• [Task details]: All the data must come back unchanged, except that pictures are left out.

┏━━

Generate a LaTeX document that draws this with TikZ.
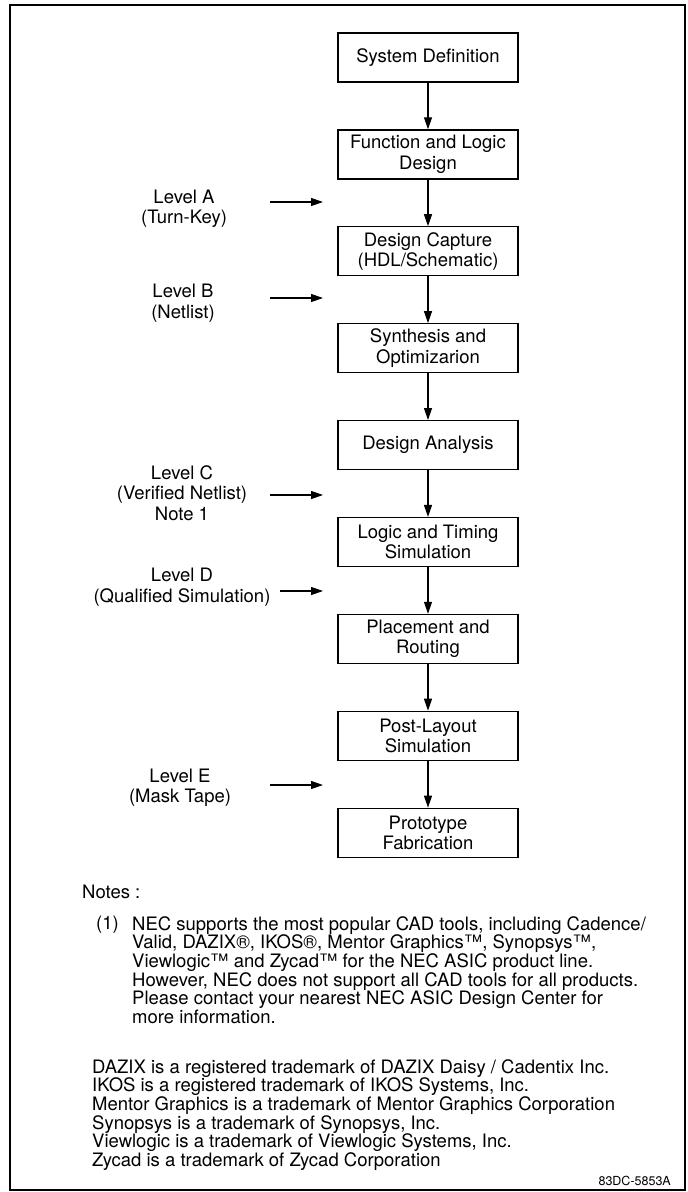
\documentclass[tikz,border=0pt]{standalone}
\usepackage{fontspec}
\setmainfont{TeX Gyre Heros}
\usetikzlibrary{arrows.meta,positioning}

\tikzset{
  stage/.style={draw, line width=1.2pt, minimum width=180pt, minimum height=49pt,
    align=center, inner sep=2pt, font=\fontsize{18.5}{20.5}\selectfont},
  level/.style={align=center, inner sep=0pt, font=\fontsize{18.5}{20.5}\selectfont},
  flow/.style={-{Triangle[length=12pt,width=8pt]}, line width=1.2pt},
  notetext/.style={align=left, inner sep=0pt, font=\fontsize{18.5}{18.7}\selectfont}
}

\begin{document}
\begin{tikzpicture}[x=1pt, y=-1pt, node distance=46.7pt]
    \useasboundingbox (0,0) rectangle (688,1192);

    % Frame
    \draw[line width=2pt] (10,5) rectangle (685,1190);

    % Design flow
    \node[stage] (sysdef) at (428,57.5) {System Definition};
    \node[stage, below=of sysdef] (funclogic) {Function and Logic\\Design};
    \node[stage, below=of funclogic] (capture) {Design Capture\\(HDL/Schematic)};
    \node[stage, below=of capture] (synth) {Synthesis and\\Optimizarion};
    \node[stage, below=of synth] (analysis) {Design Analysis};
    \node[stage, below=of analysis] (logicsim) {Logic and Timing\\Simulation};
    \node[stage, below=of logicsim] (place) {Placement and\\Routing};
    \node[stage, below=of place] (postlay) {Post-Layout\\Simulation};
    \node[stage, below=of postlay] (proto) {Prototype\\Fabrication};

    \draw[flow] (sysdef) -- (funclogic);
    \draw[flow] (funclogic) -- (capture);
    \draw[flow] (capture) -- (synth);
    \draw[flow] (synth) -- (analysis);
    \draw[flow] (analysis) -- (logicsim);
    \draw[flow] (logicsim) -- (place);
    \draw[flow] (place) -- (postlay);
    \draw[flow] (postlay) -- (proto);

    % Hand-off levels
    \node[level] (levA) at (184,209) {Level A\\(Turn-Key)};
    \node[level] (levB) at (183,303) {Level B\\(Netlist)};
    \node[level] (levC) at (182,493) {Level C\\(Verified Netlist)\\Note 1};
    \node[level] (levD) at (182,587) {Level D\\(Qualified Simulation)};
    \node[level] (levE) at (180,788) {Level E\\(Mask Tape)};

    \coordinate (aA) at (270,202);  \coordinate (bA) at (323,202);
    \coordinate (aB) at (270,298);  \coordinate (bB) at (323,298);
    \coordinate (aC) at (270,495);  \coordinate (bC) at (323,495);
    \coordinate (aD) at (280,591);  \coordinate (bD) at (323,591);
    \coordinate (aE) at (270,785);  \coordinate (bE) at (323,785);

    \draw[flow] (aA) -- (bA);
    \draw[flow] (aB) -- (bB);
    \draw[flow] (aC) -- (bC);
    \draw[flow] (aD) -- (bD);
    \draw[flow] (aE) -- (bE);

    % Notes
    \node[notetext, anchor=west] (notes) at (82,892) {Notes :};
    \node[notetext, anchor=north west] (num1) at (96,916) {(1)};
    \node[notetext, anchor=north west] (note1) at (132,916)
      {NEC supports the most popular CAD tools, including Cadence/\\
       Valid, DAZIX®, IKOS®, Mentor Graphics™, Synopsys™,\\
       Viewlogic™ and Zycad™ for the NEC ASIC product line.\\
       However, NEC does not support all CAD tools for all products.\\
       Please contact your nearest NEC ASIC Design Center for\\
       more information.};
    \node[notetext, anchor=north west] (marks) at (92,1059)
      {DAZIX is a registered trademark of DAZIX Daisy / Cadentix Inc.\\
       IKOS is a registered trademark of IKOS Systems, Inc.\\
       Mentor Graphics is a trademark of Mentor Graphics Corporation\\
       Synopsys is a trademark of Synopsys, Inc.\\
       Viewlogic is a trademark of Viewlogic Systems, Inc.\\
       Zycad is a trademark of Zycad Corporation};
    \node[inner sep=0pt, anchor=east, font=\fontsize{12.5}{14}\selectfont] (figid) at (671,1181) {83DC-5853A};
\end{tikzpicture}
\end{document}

┗━━

• [Output of the task]:
Generate a LaTeX document that draws this with TikZ.
\documentclass[tikz,border=0pt]{standalone}
\usepackage{fontspec}
\setmainfont{TeX Gyre Heros}
\usetikzlibrary{arrows.meta,positioning}

\tikzset{
  stage/.style={draw, line width=1.2pt, minimum width=180pt, minimum height=49pt,
    align=center, inner sep=2pt, font=\fontsize{18.5}{20.5}\selectfont},
  level/.style={align=center, inner sep=0pt, font=\fontsize{18.5}{20.5}\selectfont},
  flow/.style={-{Triangle[length=12pt,width=8pt]}, line width=1.2pt},
  notetext/.style={align=left, inner sep=0pt, font=\fontsize{18.5}{18.7}\selectfont}
}

\begin{document}
\begin{tikzpicture}[x=1pt, y=-1pt, node distance=46.7pt]
    \useasboundingbox (0,0) rectangle (688,1192);

    % Frame
    \draw[line width=2pt] (10,5) rectangle (685,1190);

    % Design flow
    \node[stage] (sysdef) at (428,57.5) {System Definition};
    \node[stage, below=of sysdef] (funclogic) {Function and Logic\\Design};
    \node[stage, below=of funclogic] (capture) {Design Capture\\(HDL/Schematic)};
    \node[stage, below=of capture] (synth) {Synthesis and\\Optimizarion};
    \node[stage, below=of synth] (analysis) {Design Analysis};
    \node[stage, below=of analysis] (logicsim) {Logic and Timing\\Simulation};
    \node[stage, below=of logicsim] (place) {Placement and\\Routing};
    \node[stage, below=of place] (postlay) {Post-Layout\\Simulation};
    \node[stage, below=of postlay] (proto) {Prototype\\Fabrication};

    \draw[flow] (sysdef) -- (funclogic);
    \draw[flow] (funclogic) -- (capture);
    \draw[flow] (capture) -- (synth);
    \draw[flow] (synth) -- (analysis);
    \draw[flow] (analysis) -- (logicsim);
    \draw[flow] (logicsim) -- (place);
    \draw[flow] (place) -- (postlay);
    \draw[flow] (postlay) -- (proto);

    % Hand-off levels
    \node[level] (levA) at (184,209) {Level A\\(Turn-Key)};
    \node[level] (levB) at (183,303) {Level B\\(Netlist)};
    \node[level] (levC) at (182,493) {Level C\\(Verified Netlist)\\Note 1};
    \node[level] (levD) at (182,587) {Level D\\(Qualified Simulation)};
    \node[level] (levE) at (180,788) {Level E\\(Mask Tape)};

    \coordinate (aA) at (270,202);  \coordinate (bA) at (323,202);
    \coordinate (aB) at (270,298);  \coordinate (bB) at (323,298);
    \coordinate (aC) at (270,495);  \coordinate (bC) at (323,495);
    \coordinate (aD) at (280,591);  \coordinate (bD) at (323,591);
    \coordinate (aE) at (270,785);  \coordinate (bE) at (323,785);

    \draw[flow] (aA) -- (bA);
    \draw[flow] (aB) -- (bB);
    \draw[flow] (aC) -- (bC);
    \draw[flow] (aD) -- (bD);
    \draw[flow] (aE) -- (bE);

    % Notes
    \node[notetext, anchor=west] (notes) at (82,892) {Notes :};
    \node[notetext, anchor=north west] (num1) at (96,916) {(1)};
    \node[notetext, anchor=north west] (note1) at (132,916)
      {NEC supports the most popular CAD tools, including Cadence/\\
       Valid, DAZIX®, IKOS®, Mentor Graphics™, Synopsys™,\\
       Viewlogic™ and Zycad™ for the NEC ASIC product line.\\
       However, NEC does not support all CAD tools for all products.\\
       Please contact your nearest NEC ASIC Design Center for\\
       more information.};
    \node[notetext, anchor=north west] (marks) at (92,1059)
      {DAZIX is a registered trademark of DAZIX Daisy / Cadentix Inc.\\
       IKOS is a registered trademark of IKOS Systems, Inc.\\
       Mentor Graphics is a trademark of Mentor Graphics Corporation\\
       Synopsys is a trademark of Synopsys, Inc.\\
       Viewlogic is a trademark of Viewlogic Systems, Inc.\\
       Zycad is a trademark of Zycad Corporation};
    \node[inner sep=0pt, anchor=east, font=\fontsize{12.5}{14}\selectfont] (figid) at (671,1181) {83DC-5853A};
\end{tikzpicture}
\end{document}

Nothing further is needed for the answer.